Our recent Behind the Scenes tour focused upon the rural life collection and more specifically on the crafts associated with straw. This gave me the excuse to go through the collection and pick out some things with some fabulous names. The inventory for our rural life collection is full of some wonderful specialist words that when reeled off sound almost poetic: a Whippletree, some froes, a barley hummeler and a monkey pole. You may recognise the tool in this harvester’s right hand as some kind of sickle, but would you be able to name the tool in his left as a pick thank or fagging hook?


We have many objects in the reserve collections connected with thatching. Much of the material we have comes from the North of the Cotswolds, for example this picture of thatched houses in Ebrington, near Chipping Campden.

Thatched house

Thatchers like this one also from Ebrington had a language all of their own: yokes, yealms, bottles, sways, spars, liggers, leggetts, nitches and wadds.


Thatching has changed little since the Middle Ages. In fact, once, most parish churches throughout Britain were thatched; restorations and rebuilding, down through the centuries, removed most of these roofs – but there are still over a hundred in East Anglia. If you ever see a house with what look like buttresses on its sides, it could be that they were added when the roof went from thatch to tiles.
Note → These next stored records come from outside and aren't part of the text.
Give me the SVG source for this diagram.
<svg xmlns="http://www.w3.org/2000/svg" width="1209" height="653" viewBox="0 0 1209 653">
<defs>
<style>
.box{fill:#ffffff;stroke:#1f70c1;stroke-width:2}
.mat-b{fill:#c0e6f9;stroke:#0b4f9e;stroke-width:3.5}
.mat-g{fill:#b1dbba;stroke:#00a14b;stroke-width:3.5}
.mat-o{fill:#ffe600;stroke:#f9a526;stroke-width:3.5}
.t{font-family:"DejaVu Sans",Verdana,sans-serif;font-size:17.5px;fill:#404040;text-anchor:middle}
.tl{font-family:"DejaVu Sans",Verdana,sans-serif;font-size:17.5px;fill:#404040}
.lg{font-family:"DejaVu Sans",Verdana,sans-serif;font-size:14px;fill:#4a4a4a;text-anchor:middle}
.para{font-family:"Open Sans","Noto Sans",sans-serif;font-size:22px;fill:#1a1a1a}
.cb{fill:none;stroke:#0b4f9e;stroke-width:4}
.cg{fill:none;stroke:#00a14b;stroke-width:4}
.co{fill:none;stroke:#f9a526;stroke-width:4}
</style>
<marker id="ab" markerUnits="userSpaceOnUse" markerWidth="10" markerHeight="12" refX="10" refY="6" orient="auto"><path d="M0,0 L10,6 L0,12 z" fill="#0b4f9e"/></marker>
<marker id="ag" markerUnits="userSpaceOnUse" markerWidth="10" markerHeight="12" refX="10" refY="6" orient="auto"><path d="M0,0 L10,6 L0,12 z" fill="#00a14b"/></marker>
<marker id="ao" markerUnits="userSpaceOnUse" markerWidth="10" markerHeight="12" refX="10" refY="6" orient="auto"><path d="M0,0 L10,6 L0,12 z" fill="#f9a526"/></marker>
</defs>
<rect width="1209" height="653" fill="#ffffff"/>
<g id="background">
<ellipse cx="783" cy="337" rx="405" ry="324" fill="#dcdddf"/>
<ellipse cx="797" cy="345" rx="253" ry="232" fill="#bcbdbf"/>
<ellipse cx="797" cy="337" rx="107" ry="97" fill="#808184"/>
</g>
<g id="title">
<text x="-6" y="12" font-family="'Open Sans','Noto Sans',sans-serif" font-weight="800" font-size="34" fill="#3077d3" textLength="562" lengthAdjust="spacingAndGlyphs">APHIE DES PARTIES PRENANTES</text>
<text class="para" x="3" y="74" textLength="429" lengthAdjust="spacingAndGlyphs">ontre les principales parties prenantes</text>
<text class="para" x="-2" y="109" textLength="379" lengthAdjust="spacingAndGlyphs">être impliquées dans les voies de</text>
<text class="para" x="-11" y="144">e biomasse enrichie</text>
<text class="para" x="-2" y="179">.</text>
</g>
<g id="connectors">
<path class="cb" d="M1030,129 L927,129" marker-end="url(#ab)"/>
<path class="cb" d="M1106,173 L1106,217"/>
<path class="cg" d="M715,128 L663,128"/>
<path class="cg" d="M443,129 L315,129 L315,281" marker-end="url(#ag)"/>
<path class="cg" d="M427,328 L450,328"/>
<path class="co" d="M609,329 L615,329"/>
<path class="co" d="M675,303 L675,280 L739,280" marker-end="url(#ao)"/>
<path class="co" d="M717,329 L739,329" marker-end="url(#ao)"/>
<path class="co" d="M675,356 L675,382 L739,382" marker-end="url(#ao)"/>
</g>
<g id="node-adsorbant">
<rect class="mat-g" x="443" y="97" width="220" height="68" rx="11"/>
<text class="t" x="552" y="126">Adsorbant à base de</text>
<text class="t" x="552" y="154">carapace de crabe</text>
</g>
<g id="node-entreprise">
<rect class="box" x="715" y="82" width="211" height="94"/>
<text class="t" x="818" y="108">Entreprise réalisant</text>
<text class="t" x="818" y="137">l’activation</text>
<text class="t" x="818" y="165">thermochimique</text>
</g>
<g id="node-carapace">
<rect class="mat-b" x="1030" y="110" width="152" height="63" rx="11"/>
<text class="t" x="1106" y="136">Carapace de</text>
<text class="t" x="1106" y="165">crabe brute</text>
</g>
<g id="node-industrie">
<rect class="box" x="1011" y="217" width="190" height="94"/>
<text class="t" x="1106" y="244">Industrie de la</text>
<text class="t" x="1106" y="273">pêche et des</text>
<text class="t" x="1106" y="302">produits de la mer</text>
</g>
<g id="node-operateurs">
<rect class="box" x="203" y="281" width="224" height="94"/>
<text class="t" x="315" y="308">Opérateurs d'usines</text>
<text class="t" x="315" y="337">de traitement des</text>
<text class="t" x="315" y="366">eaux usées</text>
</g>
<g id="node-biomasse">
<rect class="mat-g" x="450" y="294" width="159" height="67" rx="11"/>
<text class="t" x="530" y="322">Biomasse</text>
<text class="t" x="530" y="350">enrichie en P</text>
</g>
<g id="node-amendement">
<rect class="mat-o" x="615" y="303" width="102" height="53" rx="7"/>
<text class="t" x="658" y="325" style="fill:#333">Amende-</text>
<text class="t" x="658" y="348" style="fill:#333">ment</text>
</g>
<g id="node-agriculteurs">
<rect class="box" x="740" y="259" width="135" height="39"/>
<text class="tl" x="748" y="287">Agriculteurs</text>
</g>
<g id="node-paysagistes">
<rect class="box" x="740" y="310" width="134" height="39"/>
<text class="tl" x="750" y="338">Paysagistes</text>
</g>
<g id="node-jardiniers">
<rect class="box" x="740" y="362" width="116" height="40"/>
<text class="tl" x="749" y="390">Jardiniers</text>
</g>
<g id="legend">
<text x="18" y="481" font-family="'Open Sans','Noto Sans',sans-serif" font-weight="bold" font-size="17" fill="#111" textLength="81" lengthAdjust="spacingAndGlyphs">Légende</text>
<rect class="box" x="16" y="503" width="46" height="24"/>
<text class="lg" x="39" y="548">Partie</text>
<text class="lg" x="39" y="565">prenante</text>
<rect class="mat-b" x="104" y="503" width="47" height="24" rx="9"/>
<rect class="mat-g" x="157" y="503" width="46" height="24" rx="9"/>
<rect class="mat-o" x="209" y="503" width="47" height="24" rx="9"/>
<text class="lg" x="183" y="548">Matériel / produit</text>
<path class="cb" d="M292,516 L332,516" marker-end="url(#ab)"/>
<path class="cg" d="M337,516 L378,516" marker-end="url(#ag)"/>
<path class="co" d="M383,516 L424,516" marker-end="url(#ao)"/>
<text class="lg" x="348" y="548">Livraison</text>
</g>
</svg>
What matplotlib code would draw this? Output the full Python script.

Tiles are much heavier and caused the walls, built for thatch, to buckle. There was a picturesque resurgence in thatching in the Regency period just when thatch ceased to be the cheapest form of roofing. This was due to the 1820’s welsh slate boom and the French wars which raised wheat prices – leading to use of Norfolk reed for thatching across the country. The 1st world war left many thatching families without heirs and some old thatchers worked until they dropped. However, thatcher’s who liked their cider seemed to suffer least when falling off roofs. The cider connection went deep, especially as straw was being used in the cider-making process; being put between layers of apples when they were squeezed in the press. There was also a cider related Thatcher’s call: “Reed, Spars, Cyder jar, Boy & all, Bring me last what I first called”.

During the winter months, thatchers and their families could still make money using straw. It could be turned into bee skeps using straw twisted into ropes with a wimble and the coils of straw would be sewn together using strips of briar. In return the bee keepers could give the beeswax to the thatcher to waterproof the twine they used in thatching roofs (before the use of tarred twine became prevalent).

Here we have a pre-1934 picture of Sarah Thrussell (1842 – 1934) plaiting straw. Straw was plaited and turned into ornaments for hay ricks. In fact twisted straw was used as rope to bind hay ricks during their thatching – something that house thatchers were also involve with.

Straw plaiting

Rick ornaments took various forms – a cockerel, a bird, a cross, a crown, an apple, or a “churn”. These were usually secured by an ash-pole to the apex or the gable end of the hay rick. We have one example of a rick ornament in the reserve collection which came from Mr C.E.Curtis of Bisley.